- Exercise requirements
Scan the material below for the string "this", and copy every line where it shows up.

- Raw data

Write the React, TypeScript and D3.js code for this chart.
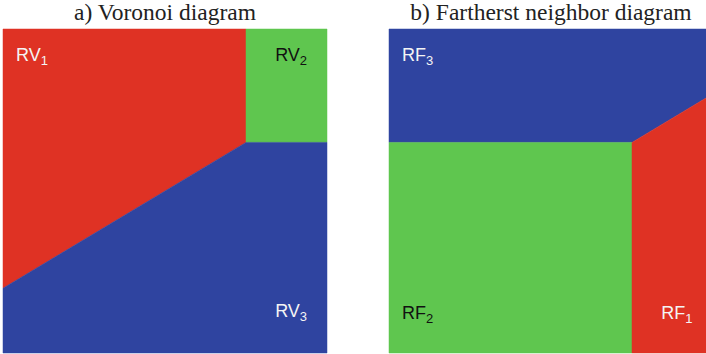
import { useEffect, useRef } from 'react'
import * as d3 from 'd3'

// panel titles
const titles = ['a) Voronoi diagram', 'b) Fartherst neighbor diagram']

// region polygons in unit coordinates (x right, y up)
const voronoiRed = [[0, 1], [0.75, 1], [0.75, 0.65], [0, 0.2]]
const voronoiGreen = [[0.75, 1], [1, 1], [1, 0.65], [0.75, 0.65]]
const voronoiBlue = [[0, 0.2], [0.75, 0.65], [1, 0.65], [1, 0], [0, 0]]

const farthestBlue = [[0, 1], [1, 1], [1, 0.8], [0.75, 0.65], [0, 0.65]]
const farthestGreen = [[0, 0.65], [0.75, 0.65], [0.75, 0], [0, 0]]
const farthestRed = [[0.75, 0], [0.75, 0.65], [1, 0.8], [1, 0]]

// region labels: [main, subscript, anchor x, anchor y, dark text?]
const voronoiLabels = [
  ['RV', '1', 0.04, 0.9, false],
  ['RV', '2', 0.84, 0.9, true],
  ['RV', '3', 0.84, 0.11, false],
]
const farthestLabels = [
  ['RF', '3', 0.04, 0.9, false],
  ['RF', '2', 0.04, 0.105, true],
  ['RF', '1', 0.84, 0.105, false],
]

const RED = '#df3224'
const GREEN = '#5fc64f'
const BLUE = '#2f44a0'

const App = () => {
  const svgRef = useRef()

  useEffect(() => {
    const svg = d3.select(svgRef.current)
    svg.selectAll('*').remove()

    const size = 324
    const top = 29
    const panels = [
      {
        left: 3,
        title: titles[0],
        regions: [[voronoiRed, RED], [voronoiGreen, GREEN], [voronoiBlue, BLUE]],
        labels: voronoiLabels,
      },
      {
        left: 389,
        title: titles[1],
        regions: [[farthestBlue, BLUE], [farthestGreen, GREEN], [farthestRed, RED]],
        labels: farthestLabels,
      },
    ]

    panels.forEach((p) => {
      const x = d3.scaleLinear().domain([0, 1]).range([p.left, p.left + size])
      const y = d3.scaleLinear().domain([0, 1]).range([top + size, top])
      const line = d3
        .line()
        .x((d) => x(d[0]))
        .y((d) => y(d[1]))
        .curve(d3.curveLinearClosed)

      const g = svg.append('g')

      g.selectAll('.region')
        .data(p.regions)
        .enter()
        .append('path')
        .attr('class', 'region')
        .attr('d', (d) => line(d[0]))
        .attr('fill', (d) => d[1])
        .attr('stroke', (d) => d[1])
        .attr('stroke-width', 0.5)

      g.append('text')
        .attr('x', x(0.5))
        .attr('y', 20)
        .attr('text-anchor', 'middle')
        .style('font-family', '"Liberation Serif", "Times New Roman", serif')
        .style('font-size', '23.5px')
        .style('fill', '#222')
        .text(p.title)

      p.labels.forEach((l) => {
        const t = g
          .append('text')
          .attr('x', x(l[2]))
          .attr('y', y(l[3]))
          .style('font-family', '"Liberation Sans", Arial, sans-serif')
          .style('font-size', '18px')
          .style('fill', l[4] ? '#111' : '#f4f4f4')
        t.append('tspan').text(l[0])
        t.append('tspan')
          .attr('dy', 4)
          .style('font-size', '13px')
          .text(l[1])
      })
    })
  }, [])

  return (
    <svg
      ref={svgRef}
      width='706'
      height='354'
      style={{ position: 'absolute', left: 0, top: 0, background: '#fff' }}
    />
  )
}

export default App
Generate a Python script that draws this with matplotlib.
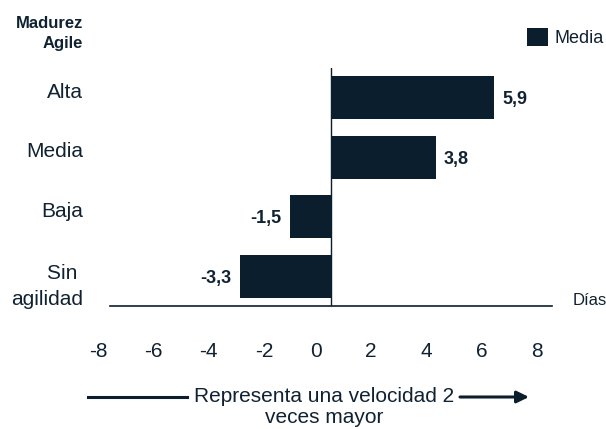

- Expected answer
Write the React, TypeScript and D3.js code for this chart.
Generate a Python script that draws this with matplotlib.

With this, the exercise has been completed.